Effect of the Coulomb interaction on the liquid-gas phase transition of nuclear matter

TL;DR

This study explores how Coulomb interactions influence the liquid-gas phase transition in nuclear matter with different proton fractions, revealing a reduction in transition temperature but little change in critical density.

Contribution

It provides a detailed analysis of Coulomb effects on phase transition parameters across various proton fractions using quantum molecular dynamics simulations.

Findings

Coulomb interaction lowers transition temperature by 1-2 MeV.

Critical density remains largely unaffected by Coulomb effects.

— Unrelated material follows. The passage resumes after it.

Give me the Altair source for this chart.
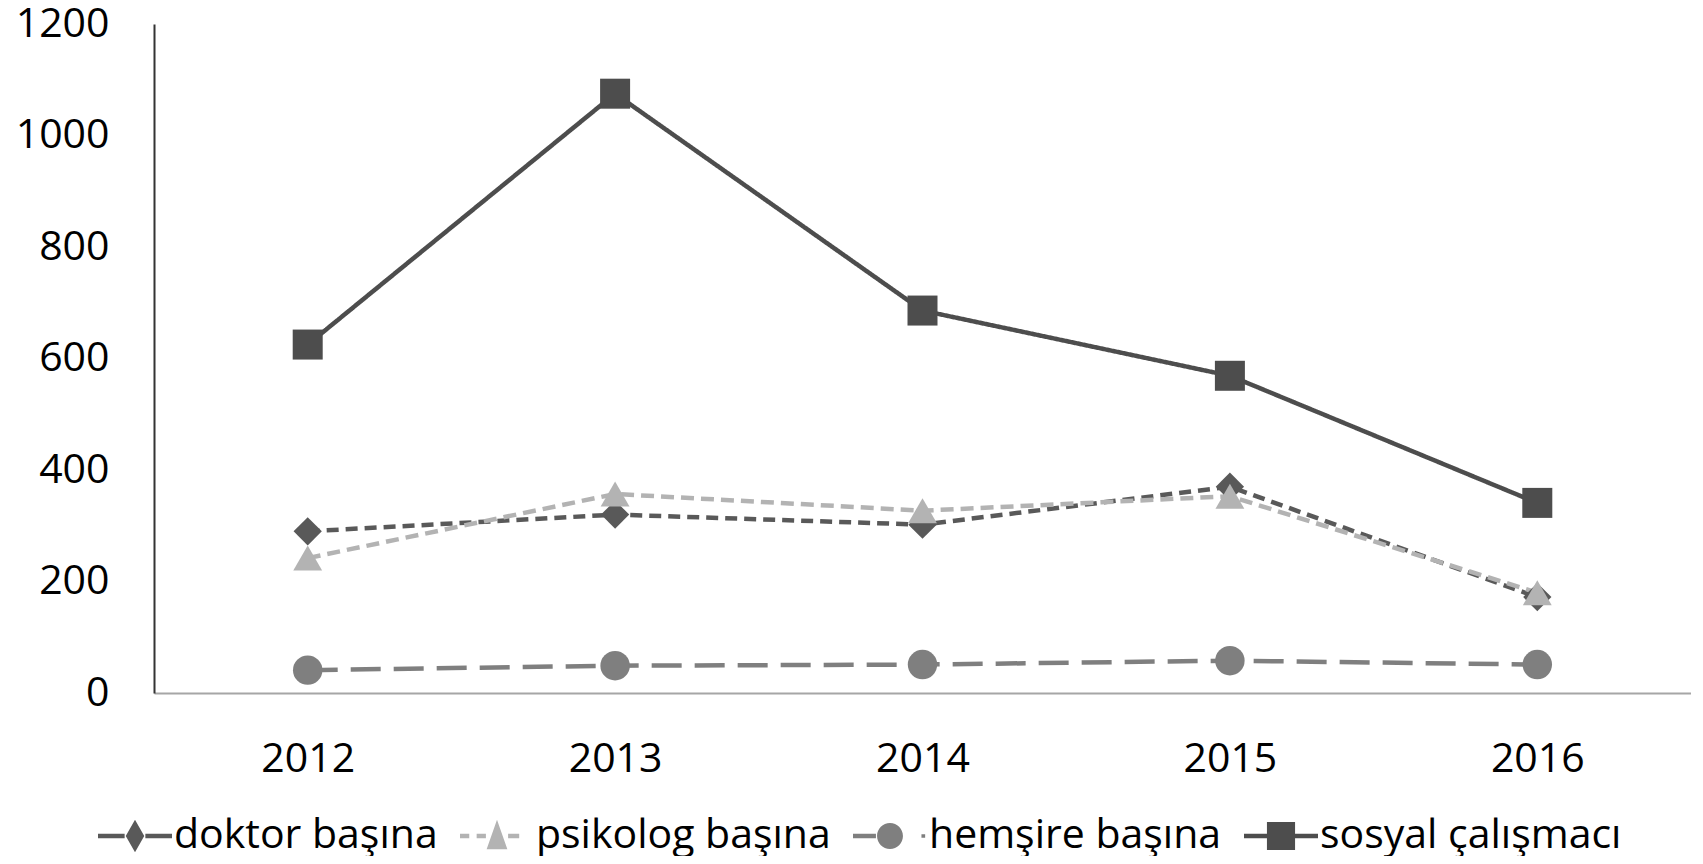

Transition temperature varies with proton fraction.

Abstract

We investigate the role of the Coulomb interaction on the liquid-gas phase transition of nuclear matter with three different values of proton fraction ($Y_p$=0.5,0.3 and 0.1), relevant for heavy-ion physics as well as various astrophysical scenarios, within the framework of quantum molecular dynamics. We perform simulations for a wide range of density and temperature with and without the Coulomb interaction and calculate the two-point correlation functions of nucleon density fluctuations for all the configurations to determine the phase transition region. We also determine the critical end point of the liquid-gas phase transition for all three values of proton fraction considered. We observe that the Coulomb interaction reduces the transition temperature by about 2 MeV for nuclear matter with $Y_p$=0.5 and 0.3 and by about 1 MeV for nuclear matter with $Y_p$=0.1. However, the critical density is found to be more or less insensitive to the Coulomb interaction.